Wednesday, November 07, 2012

Franz Werfel: The Forty Days of Musa Dagh


“The most horrible thing that had been done was not that a whole people had been exterminated, but that a whole people, God’s children, had been dehumanized.” – The Forty Days of Musa Dagh, 2012 edition, p. 727)

I found The Forty Days of Musa Dagh – which I had never before read in any form -- amazing in a number of ways. I devoured the dense, nearly 900 page novel in just a few days, unable to put it down. I read the newly-published translation of Franz Werfel’s 1933 masterpiece, which includes about 25% more narrative than the previous English version.

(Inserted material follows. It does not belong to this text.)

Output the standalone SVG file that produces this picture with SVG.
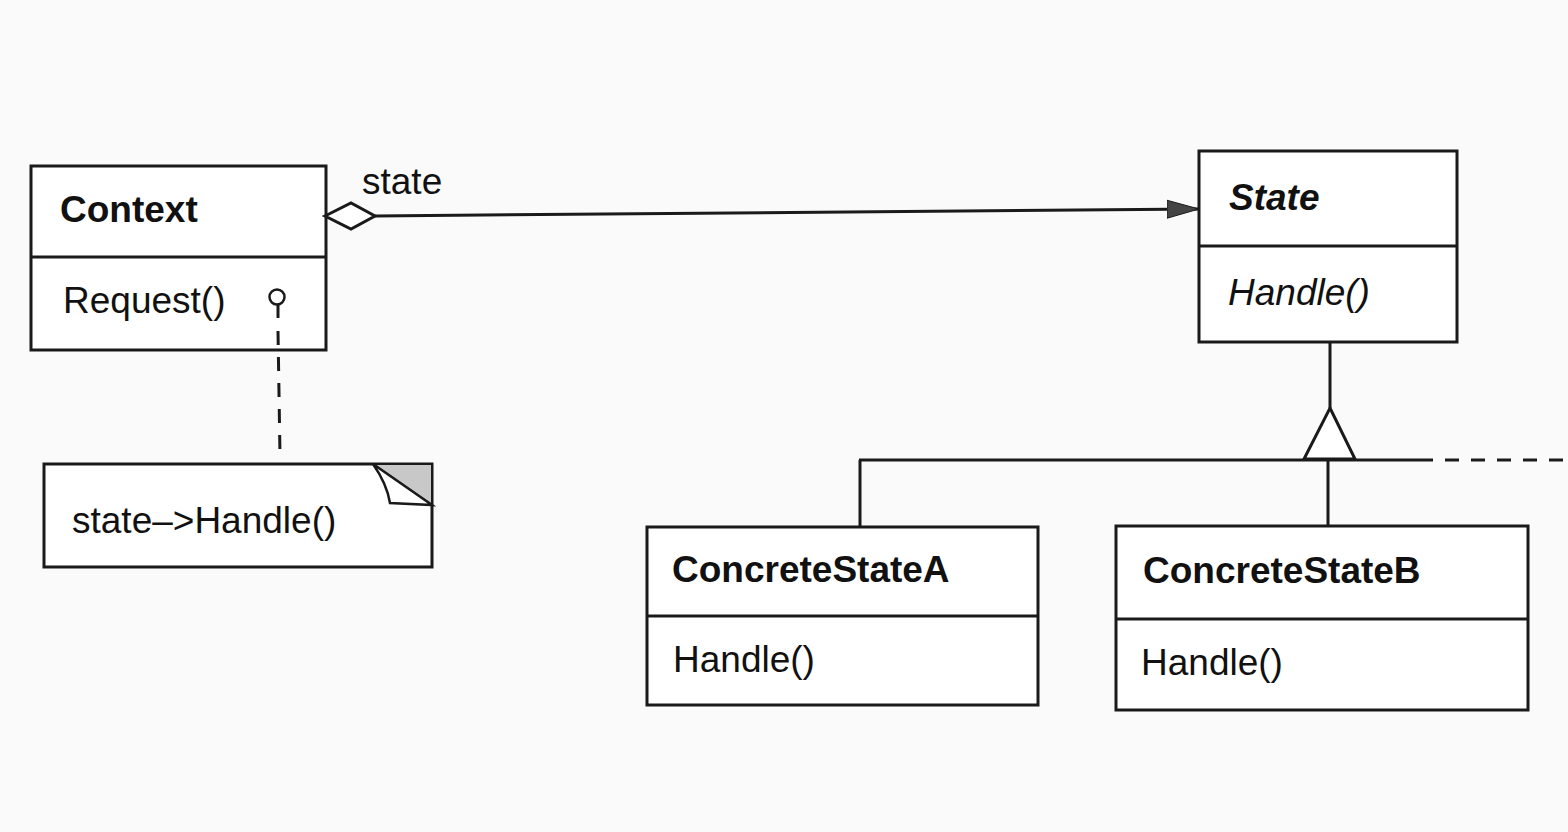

I should write a long review, including some research into Werfel himself, but right now I only want to cover a few generalities about the wonderful quality of the book.

First, I admired Werfel’s research into the 1915 massacre of Armenians by the Turks. I think the history of these events was already being suppressed by the late 1920s when Werfel began writing. His description of the ragged, starving, perishing Armenian masses of men, women, and children from the village of Zeitun was vivid. His descriptions of the Turkish authorities and their rationale for the genocide (not yet given a name) were overwhelming.

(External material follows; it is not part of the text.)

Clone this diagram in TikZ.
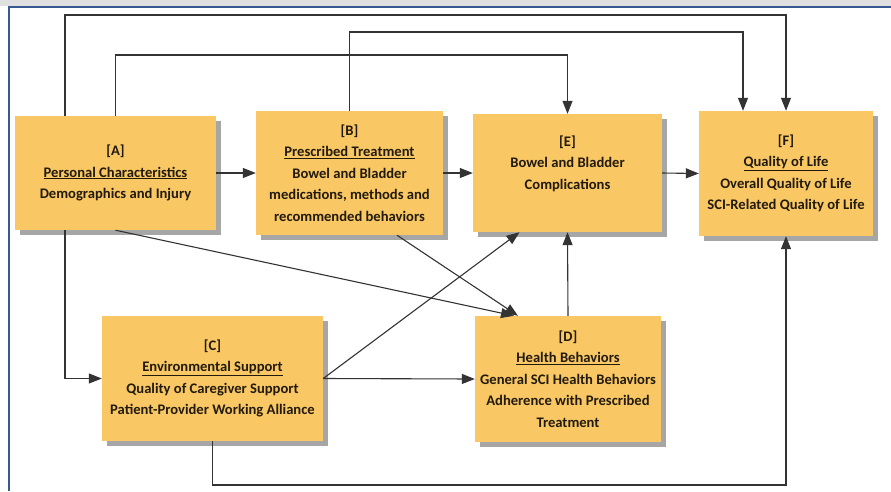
\documentclass[tikz,border=0pt]{standalone}
\usepackage{fontspec}
\setmainfont{Carlito}
\usepackage{tikz}
\usepackage{xcolor}
\usetikzlibrary{arrows.meta, positioning, calc, shadows}
\definecolor{boxfill}{HTML}{F9C865}
\definecolor{boxtext}{HTML}{221A0C}
\definecolor{linkgray}{HTML}{333333}
\definecolor{frameblue}{HTML}{36598F}

\begin{document}
\begin{tikzpicture}[x=1pt, y=-1pt,
            factor/.style={rectangle, fill=boxfill, text=boxtext, align=center, inner sep=2pt,
                font=\fontsize{14.6}{21.5}\selectfont\bfseries,
                drop shadow={shadow xshift=5pt, shadow yshift=-5pt, fill=black, opacity=0.35}},
            link/.style={draw=linkgray, line width=1.1pt, -{Triangle[length=13pt, width=10pt]}}]
            \useasboundingbox (0,0) rectangle (891,491);
            \fill[white] (0,0) rectangle (891,491);
            \fill[black!12] (0,0) rectangle (891,6);
            \draw[frameblue, line width=2.4pt] (9,491) |- (891,7);
            % factors
            \node[factor, minimum width=201pt, minimum height=114pt] (A) at (115.5,173)
                {[A]\\\underline{Personal Characteristics}\\Demographics and Injury};
            \node[factor, minimum width=187pt, minimum height=124pt] (B) at (349.5,173)
                {[B]\\\underline{Prescribed Treatment}\\Bowel and Bladder\\medications, methods and\\recommended behaviors};
            \node[factor, minimum width=189pt, minimum height=118pt] (E) at (567.5,173)
                {[E]\\Bowel and Bladder\\Complications\\\mbox{}};
            \node[factor, minimum width=174pt, minimum height=125pt] (F) at (786,173.5)
                {[F]\\\underline{Quality of Life}\\Overall Quality of Life\\SCI-Related Quality of Life};
            \node[factor, minimum width=221pt, minimum height=125pt] (C) at (212.5,378.5)
                {[C]\\\underline{Environmental Support}\\Quality of Caregiver Support\\Patient-Provider Working Alliance};
            \node[factor, minimum width=186pt, minimum height=126pt] (D) at (568,379)
                {[D]\\\underline{Health Behaviors}\\General SCI Health Behaviors\\Adherence with Prescribed\\Treatment};
            % routing levels
            \coordinate (lvlA) at (0,15);
            \coordinate (lvlB) at (0,32);
            \coordinate (lvlC) at (0,55);
            \coordinate (lvlD) at (0,485);
            \coordinate (Aleft) at ([xshift=-50.5pt]A.north);
            \coordinate (Aleftb) at ([xshift=-50.5pt]A.south);
            \coordinate (Fleft) at ([xshift=-43pt]F.north);
            % links
            \draw[link] (Aleft) |- (lvlA -| F.north) -- (F.north);
            \draw[link] (B.north) |- (lvlB -| Fleft) -- (Fleft);
            \draw[link] (A.north) |- (lvlC -| E.north) -- (E.north);
            \draw[link] (A.east) -- (B.west);
            \draw[link] (B.east) -- (E.west);
            \draw[link] (E.east) -- (F.west);
            \draw[link] (Aleftb) |- (C.west);
            \draw[link] (A.south) -- ([xshift=-54pt]D.north);
            \draw[link] ([xshift=47.5pt]B.south) -- ([xshift=-50pt]D.north);
            \draw[link] (C.east) -- ([xshift=-48pt]E.south);
            \draw[link] (C.east) -- (D.west);
            \draw[link] (D.north) -- (E.south);
            \draw[link] (C.south) |- (lvlD -| F.south) -- (F.south);
        \end{tikzpicture}
\end{document}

The day-by-day description of the people of seven Armenian villages near the Syrian coast who hid in the woods on the mountain Musa Dagh and resisted the deportation to nowhere being inflicted by the Turks is powerfully drawn. Each episode is based on true stories, particularly the survival of a few thousand villagers on Musa Dagh and their rescue by French troop ships.

Werfel maintained a remarkable balance between descriptions of collective suffering and of individual agony, so that the reader’s consciousness is drawn in both directions. He occasionally mentions acts of mercy by non-Armenians, but clearly shows that the moral bankruptcy of the Turkish leaders (quite a few directly taken from history) corrupted the common people, who are mostly depicted as looting and then resettling the villages whose inhabitants have been forced out. Also corrupted: the military, civil, and police authorities who directly deprived the Armenians of life and property.

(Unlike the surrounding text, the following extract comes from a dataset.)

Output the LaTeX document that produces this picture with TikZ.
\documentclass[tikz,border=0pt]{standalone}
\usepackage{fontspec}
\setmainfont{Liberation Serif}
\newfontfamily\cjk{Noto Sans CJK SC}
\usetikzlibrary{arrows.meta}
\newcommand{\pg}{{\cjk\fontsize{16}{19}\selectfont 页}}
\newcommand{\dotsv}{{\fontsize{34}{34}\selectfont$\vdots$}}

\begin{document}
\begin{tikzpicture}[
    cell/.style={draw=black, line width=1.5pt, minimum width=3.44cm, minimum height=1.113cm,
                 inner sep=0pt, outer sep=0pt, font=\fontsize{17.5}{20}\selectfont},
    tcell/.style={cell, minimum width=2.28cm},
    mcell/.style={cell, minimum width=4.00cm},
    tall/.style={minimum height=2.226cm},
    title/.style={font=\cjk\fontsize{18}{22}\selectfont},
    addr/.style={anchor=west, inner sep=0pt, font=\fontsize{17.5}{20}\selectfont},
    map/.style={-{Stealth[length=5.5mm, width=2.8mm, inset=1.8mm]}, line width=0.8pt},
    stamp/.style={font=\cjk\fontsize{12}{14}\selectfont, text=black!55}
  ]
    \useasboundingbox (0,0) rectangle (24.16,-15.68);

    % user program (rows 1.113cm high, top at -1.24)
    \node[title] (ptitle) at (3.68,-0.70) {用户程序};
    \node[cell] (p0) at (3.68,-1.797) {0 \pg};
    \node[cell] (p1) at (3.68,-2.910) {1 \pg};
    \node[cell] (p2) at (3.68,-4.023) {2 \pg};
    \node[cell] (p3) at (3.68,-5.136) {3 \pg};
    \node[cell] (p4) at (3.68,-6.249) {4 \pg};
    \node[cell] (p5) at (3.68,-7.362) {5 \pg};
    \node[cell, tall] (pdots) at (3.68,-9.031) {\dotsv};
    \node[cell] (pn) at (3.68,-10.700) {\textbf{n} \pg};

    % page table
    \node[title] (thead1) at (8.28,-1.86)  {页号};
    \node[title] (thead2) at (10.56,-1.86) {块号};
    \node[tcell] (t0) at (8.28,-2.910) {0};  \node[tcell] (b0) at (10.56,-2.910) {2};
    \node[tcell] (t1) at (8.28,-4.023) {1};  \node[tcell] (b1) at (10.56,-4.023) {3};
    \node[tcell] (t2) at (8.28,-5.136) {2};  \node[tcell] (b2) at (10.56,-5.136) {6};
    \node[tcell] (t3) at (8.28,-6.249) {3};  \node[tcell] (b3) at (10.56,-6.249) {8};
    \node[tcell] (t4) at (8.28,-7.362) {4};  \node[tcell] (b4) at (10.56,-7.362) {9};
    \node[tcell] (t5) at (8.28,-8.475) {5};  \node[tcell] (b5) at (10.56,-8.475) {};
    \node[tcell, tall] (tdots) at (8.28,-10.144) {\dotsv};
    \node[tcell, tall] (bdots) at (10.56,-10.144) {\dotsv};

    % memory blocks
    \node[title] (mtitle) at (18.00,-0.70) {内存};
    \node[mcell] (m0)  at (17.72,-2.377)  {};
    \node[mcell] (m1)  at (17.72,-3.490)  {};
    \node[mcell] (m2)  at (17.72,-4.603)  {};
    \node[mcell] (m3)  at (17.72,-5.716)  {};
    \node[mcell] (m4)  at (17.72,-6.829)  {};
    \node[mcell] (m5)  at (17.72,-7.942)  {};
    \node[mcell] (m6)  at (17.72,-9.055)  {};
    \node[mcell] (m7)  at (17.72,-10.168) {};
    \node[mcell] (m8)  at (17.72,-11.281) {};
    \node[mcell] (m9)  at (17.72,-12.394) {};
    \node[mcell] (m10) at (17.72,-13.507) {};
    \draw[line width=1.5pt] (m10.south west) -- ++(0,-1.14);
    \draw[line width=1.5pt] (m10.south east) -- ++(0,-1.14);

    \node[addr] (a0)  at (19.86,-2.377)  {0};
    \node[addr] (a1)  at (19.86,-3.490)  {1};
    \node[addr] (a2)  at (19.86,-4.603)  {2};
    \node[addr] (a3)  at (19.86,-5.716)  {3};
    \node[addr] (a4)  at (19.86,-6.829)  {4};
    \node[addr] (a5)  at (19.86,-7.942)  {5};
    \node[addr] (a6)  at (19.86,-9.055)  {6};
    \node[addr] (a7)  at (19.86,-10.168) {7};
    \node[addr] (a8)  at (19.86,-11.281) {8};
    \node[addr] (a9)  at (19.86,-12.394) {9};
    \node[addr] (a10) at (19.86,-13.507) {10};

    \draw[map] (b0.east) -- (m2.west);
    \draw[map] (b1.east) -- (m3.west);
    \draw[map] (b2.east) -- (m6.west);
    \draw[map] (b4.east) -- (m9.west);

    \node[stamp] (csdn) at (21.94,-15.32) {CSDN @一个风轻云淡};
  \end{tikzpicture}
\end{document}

On the political side, I kept thinking: how could Werfel write a Holocaust analogy before the Holocaust began? But I know the tragic answer: he was trying to warn of the terrible future that somehow he saw so clearly. Although he clearly admires the German Pastor Johannes Lepsius, another of the historical characters depicted in the book, he had no illusions about the meaning of the events to the mainstream German observers. While Lepsius begs everyone who will listen to act to save the Armenians, almost no one will listen to him; what aid he musters is too little too late. My very sad reaction to Werfel’s attempted warning was that the main learners who took a lesson from the massacre of the Armenians were the Nazis, not the humanitarians and not any future victims.

On the novelistic side, I was also impressed by the author’s choice of central characters, the French-educated Gabriel Bagradian. While the history is powerful, I thin Werfel keeps the reader’s attention through the depiction of Bagradian, his family, his determination to save his fellow Armenians, and his close relationships. Bagradian’s conflicts between his self-interest and his loyalty to his people, his developing identity from identification with France and Europe to embracing of an Armenian identity, his developing leadership in military and political affairs, and his tragic ending create a perfect story against which Werfel presents the historical themes.